Financial highlights Q3 2018

(note: Nexive and Postcon are classified as discontinued operations, resulting in adjusted segment reporting. All financials are based on continuing operations except where noted.)

  • Revenue at €638 million (Q3 2017: €630 million)
  • Revenue contribution from e-commerce related activities YTD increased to 49% (YTD 2017: 44%)
  • Underlying cash operating income at €23 million (Q3 2017: €35 million)
  • Profit from continuing operations at €19 million (Q3 2017: €25 million)
  • Net cash from operating and investing activities at €(42) million (Q3 2017: €(9) million)
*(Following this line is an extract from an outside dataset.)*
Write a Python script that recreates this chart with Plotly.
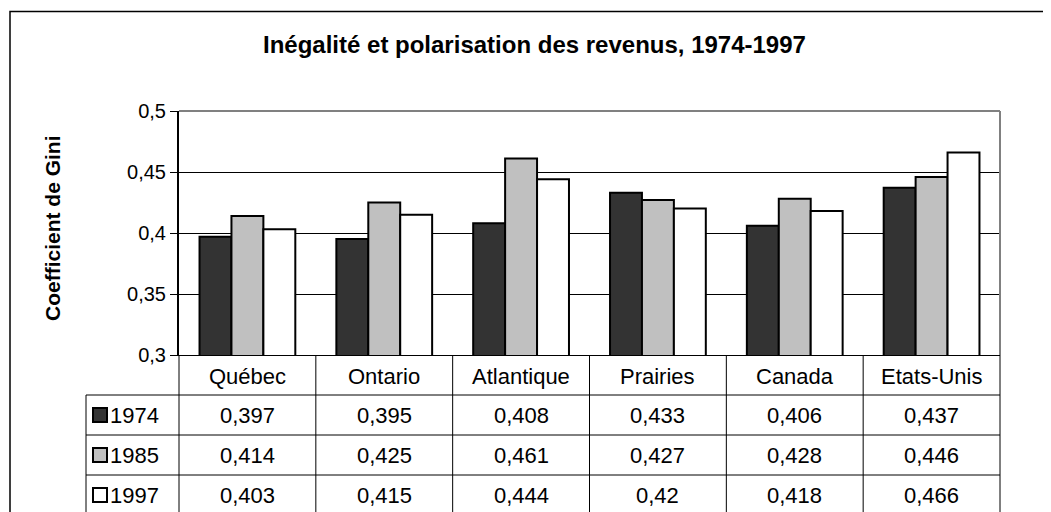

Operational highlights Q3 2018

  • Parcels volumes increased by 20% driven by strong growth e-commerce
  • Addressed mail volume declined by 11.9% (YTD: 10.8%)
  • Delivery quality at 95%
  • Run-rate cost savings improved to €16 million (YTD: €34 million)

Positive adjustment expected impact Significant Market Power (SMP)

  • Expected financial impact related to ACM measures adjusted to €40 million to €45 million (previously: €50 million - €70 million), fully visible in 2020
  • Going forward, all other things being equal, positive impact on profitability in Mail in the Netherlands
  • Based on the September judgement by the Tribunal and the current situation

Divestment process Nexive and Postcon

  • On track, signing expected in first half year 2019

Outlook UCOI FY 2018 confirmed

  • Full year 2018 underlying cash operating income of between €160 million and €190 million
  • Aim for progressive dividend

CEO statement

Herna Verhagen, CEO of PostNL: “We are satisfied to report Q3 results in line with our expectations. We continue to make good progress with our transformation to be the postal & logistic solutions provider in the Benelux. 49% of our revenue is now related to e-commerce, supported by the decision in August to divest Nexive and Postcon.

In Parcels, volume growth was again strong and revenue, including Spring, showed double-digit growth, underpinning our solid position in the Benelux e-commerce logistics market. Three new sorting centres started operations, in time for peak season. Volume decline in Mail in the Netherlands was 11.9%, and is mainly driven by substitution. First improvement in the run-rate of cost savings is now visible. We are preparing for our peak period and are confident that we will deliver on our full year underlying cash operating income outlook for 2018.

As stated before, we consider consolidation of networks the best solution to safeguard the accessibility and reliability of the postal delivery for everyone in the Netherlands for the years to come. The broad parliamentary support for the conclusions of the state secretary of Economic Affairs after the postal dialogue is crucial. The road towards consolidation is not straightforward due to anti-trust regulation and the involvement of several stakeholders. Preparations are in progress and require time.”